Enamel is the hard outer crystal-like layer. Dentin is the softer layer beneath the enamel. The pulp chamber contains nerves and blood vessels. It is considered the living part of the tooth.
Bacteria that are exposed to sugars or carbohydrates can make acid. The acid attacks the crystal-like substance in the tooth's outer surface. This process is known as demineralization. The first sign of this is a chalky white spot. At this stage, the decay process can be reversed. Using fluorides at home and in the dental office can help the tooth repair itself.
Demineralization continues. Enamel starts to break down. Once the enamel surface is broken, the tooth can no longer repair itself. The cavity has to be cleaned and restored/ filled by a dentist.
The decay reaches into the dentin, where it can spread and undermine the enamel.
If decay is left untreated, it will reach the tooth's pulp. This is where the tooth's nerves and blood vessels are found. The pulp becomes infected. An abscess (swelling) or a fistula (opening to the surface of the gum) can form in the soft tissues.
If your tooth's nerve chamber becomes infected by decay, root canal treatment is often the only way to save your tooth.
Inside your tooth's hard outer shell is a nourishing pulp of blood vessels, lymph vessels and nerves. The root's canal, allow these vessels and nerves to extend to the bone.

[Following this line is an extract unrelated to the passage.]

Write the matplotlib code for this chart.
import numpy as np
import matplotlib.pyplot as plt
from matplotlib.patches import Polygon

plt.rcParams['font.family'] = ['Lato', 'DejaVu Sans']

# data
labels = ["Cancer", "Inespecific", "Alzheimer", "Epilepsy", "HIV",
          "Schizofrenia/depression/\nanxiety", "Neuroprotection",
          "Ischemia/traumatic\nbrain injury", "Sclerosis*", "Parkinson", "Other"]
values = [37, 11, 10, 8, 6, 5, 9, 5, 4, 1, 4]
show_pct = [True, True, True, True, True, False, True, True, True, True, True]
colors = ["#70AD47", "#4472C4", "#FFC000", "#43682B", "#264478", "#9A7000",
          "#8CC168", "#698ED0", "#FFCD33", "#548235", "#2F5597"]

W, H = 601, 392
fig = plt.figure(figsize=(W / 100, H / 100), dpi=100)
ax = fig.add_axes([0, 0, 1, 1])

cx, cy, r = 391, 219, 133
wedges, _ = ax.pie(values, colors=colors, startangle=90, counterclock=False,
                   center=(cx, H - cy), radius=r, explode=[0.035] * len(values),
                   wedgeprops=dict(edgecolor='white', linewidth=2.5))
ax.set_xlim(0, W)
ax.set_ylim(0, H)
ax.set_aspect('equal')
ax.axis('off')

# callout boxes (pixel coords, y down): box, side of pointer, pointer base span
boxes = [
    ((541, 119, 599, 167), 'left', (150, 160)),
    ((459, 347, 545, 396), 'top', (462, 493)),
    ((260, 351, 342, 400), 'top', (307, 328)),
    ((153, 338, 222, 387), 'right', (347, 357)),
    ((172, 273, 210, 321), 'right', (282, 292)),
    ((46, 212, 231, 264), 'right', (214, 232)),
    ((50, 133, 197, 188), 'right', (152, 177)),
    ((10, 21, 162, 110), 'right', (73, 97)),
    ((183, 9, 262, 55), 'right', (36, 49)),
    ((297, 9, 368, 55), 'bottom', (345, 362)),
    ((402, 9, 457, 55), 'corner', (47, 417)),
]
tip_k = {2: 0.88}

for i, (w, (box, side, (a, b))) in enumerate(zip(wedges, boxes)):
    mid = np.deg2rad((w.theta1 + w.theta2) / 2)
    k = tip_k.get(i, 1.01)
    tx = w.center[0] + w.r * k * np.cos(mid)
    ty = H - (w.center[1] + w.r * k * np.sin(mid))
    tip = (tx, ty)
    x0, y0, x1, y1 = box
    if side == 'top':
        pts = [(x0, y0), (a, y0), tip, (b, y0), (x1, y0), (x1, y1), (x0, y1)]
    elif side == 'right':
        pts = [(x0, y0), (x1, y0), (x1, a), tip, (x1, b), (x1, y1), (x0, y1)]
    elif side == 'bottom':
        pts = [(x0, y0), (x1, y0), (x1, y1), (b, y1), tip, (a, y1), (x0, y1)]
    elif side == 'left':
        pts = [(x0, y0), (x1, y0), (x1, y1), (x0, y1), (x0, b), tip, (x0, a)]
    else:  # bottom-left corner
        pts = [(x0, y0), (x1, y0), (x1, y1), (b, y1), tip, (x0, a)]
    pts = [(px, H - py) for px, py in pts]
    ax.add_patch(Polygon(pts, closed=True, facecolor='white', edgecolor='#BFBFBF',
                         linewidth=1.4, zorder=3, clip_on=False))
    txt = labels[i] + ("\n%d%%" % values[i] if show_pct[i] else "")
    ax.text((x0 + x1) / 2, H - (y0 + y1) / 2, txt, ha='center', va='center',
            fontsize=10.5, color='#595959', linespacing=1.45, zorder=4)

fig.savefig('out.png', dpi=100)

Deep tooth decay, or injury can cause serious damage and infection to the pulps nerves and vessels. Root canal, also known as endodontic treatment cleans out the infected pulp chamber and canals.
Some indications of R.C.T may be:
Spontaneous pain or throbbing.
Pain while biting or chewing.
Severe decay uptill the nerve / pulp chamber or injury that causes an abscess (infection) in the bone surrounding the tooth.
Prolonged sensitivity/pain to heat or cold temperatures (after the hot or cold has been removed).